Another issue is that many arrested protesters were given extraordinarily high bail amounts. Some were apparently even asked to pay their bail all at once, in cash—which is notable given that detainees usually have the option to pay deposits or to take out loans from bondsmen.

“For my clients, a $50,000 cash-only bail is tantamount to no bail,” said Finegar. “I’m a nice middle-class public servant and even I couldn’t post something like that.”

“What is unconstitutional is using money to detain and deprive an individual of due process,” Burdeen added. “And yet that is essentially what is happening here.” TheGuardian reported on one case where a 19-year-old had bail set at half a million dollars. The defendant, who failed to produce the money, was then sent to jail. Generally speaking, if a detainee cannot make bail and cannot take out a loan, then they will essentially serve a jail sentence before even being found guilty of a crime. According to Finegar, that could mean sitting in jail for anywhere from 30 days to a year.

On Thursday afternoon, ACLU-Maryland’s legal director Deborah A. Jeon sent a letterto Baltimore Mayor Stephanie Rawlings-Blake calling for an end to the citywide curfew. “We have a right to demand policy changes of our government…. and we have a constitutionally protected right to do so on the streets and sidewalks of Baltimore.” Jeon added that at this point the curfew’s “unnecessary restrictions” seemed to do more to stoke community resentment than to ensure public safety.

The curfew is a First Amendment issue more so than a criminal one. And First Amendment decisions are often seen as balancing acts between the need for public safety and to protect one’s right to protest, move, and assemble. “It has to be a reasonable balance, and whether this curfew is a reasonable one is subject to debate,” said Eve Brensike Primus, a University of Michigan law professor.

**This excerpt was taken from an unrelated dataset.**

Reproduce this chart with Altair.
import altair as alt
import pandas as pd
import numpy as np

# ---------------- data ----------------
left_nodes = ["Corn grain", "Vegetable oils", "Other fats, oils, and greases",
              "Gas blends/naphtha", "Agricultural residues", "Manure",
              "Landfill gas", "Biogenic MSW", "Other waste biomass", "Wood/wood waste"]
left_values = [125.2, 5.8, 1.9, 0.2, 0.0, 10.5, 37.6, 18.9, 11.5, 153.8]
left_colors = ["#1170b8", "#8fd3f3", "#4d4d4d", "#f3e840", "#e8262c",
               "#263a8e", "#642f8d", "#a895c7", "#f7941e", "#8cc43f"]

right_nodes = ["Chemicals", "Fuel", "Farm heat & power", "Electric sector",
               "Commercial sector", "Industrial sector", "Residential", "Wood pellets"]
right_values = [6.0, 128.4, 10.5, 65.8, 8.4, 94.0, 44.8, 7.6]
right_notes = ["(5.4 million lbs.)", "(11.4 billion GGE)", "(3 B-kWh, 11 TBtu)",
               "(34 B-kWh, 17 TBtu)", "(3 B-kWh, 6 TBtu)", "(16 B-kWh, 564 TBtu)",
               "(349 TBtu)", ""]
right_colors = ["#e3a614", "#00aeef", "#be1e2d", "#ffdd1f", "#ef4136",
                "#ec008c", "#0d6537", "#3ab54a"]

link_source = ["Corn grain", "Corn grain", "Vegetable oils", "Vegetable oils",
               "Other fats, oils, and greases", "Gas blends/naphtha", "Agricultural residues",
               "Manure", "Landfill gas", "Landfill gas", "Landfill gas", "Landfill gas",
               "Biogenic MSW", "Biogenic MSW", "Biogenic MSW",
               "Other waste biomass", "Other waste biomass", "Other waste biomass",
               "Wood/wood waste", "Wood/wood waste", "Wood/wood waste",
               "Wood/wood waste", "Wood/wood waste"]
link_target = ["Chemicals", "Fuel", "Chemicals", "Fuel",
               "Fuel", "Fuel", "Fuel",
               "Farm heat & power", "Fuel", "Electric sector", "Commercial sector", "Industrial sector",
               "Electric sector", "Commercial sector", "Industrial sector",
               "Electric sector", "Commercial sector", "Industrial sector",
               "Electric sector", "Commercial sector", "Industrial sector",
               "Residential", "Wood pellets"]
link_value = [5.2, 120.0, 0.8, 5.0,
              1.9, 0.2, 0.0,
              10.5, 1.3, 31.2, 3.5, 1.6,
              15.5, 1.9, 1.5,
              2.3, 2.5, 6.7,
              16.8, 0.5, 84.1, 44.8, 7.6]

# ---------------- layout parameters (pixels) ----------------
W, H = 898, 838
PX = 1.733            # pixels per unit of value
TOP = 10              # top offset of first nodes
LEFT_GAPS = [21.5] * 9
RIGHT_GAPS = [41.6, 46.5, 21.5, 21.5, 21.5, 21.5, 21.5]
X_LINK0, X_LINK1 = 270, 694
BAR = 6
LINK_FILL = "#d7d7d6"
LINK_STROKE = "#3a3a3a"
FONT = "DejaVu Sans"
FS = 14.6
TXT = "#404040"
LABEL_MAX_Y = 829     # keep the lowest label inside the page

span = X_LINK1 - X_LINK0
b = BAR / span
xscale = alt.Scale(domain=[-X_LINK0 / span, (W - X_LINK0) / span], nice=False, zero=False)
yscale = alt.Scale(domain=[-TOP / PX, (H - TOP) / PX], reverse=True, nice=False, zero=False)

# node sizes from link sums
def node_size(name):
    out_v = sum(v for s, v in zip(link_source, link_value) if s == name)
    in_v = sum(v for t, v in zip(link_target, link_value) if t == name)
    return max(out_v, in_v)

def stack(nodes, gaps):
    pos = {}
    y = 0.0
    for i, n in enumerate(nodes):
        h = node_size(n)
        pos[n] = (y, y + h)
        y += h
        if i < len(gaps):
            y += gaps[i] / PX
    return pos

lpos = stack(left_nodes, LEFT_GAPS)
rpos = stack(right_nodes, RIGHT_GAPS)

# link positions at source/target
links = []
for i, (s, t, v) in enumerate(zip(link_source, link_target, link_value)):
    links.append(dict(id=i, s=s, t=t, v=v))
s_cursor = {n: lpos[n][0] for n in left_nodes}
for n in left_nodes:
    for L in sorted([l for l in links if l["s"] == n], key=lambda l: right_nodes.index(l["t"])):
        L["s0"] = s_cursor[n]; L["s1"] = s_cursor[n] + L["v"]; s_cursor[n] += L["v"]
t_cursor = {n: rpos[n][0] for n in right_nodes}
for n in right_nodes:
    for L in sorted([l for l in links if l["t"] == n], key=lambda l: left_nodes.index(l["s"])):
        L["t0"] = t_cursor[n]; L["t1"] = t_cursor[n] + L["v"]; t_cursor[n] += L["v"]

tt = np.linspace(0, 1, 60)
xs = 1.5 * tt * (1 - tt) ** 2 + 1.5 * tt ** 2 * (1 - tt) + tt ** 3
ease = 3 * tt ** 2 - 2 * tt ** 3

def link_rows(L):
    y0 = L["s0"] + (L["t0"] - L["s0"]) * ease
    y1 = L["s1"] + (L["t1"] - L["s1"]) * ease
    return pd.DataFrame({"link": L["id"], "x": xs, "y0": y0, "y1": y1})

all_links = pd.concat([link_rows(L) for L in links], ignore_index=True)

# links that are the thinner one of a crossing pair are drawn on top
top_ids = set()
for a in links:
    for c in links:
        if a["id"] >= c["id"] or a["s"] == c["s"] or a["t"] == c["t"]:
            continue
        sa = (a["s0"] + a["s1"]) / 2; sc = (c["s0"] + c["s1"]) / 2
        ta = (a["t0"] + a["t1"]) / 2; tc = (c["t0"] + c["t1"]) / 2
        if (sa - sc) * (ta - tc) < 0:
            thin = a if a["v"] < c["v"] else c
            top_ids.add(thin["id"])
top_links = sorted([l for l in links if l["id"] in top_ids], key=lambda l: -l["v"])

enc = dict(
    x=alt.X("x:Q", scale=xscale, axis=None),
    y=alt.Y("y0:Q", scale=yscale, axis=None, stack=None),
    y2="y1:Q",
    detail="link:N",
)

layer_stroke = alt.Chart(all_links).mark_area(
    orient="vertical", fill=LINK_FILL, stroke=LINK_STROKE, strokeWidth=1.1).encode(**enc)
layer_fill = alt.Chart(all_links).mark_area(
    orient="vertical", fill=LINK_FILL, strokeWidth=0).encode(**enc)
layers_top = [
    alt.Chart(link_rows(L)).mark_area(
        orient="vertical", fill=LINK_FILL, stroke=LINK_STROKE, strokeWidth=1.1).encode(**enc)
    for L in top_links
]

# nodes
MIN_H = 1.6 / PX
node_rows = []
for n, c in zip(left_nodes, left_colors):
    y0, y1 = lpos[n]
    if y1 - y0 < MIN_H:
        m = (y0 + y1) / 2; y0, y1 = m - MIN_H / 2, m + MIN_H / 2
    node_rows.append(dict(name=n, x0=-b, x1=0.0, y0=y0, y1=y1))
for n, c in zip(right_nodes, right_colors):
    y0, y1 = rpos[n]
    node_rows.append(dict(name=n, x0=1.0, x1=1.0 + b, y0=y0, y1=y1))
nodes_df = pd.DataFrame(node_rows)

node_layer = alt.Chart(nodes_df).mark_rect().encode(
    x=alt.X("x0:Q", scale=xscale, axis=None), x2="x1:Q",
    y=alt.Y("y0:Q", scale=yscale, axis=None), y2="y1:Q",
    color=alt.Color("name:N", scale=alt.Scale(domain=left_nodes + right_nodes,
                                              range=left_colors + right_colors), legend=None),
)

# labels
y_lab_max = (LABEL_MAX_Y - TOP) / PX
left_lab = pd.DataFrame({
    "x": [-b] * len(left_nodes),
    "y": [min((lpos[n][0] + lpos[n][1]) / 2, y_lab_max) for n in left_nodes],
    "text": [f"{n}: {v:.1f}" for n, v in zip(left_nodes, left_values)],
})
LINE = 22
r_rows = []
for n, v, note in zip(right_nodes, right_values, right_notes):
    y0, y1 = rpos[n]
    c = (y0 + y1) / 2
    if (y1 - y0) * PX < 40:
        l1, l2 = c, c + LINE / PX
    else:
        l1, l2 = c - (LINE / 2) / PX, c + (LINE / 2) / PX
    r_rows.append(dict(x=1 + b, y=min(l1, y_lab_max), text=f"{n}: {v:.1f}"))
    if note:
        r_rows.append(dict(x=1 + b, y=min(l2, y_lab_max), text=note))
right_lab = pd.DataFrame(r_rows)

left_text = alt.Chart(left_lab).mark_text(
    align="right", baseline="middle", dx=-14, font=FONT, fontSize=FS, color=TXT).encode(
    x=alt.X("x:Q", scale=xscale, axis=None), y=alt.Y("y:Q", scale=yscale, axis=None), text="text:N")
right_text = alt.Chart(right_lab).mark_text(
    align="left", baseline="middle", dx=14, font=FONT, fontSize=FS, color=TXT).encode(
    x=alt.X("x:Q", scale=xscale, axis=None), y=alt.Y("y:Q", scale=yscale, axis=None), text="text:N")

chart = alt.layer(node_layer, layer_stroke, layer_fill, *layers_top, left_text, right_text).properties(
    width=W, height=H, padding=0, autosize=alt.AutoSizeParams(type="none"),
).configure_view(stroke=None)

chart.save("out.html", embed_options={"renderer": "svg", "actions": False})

In a Thursday evening press conference, Baltimore Police Commissioner Anthony Batts said that despite the city’s relative calm, they would not be lifting the curfew this weekend because there are large protests planned. “We have a lot more protests that are popping up by the minute, and even if we didn’t, we have other cities that have large protests and their activities impact our city too,” said Batts.

The argument that Baltimoreans should be kept under curfew because protests are happening in other cities certainly raises some serious constitutional questions.

Activist groups are responding to these issues; the Ferguson Legal Defense Committee is operating a jail support hotline. On Wednesday night, the Public Justice Center (PJC), a Baltimore-based legal advocacy organization, held an event to train lawyers, law students, and legal experts in jail support and legal observing for demonstrations. Nearly 50 people showed up, which, according to PJC attorney Zafar Shah, was beyond the group’s expectations. “There wasn’t enough seating,” he said. In addition, Maryland Public Defender Paul B. DeWolfe issued a call for private lawyers to help represent the 201 protesters arrested on Monday night. DeWolfe told the Daily Record that many private attorneys have offered their services.

Of course, it’s safe to say a few well-intentioned lawyers are unlikely to change the game here.

“Yes there will be lawsuits, and appropriately so, but we can’t rely on them to fix the underlying problem,” said Natapoff. “We have to look beyond the law if we want to really reform the criminal justice system. That’s why these protests all over the country are so important.”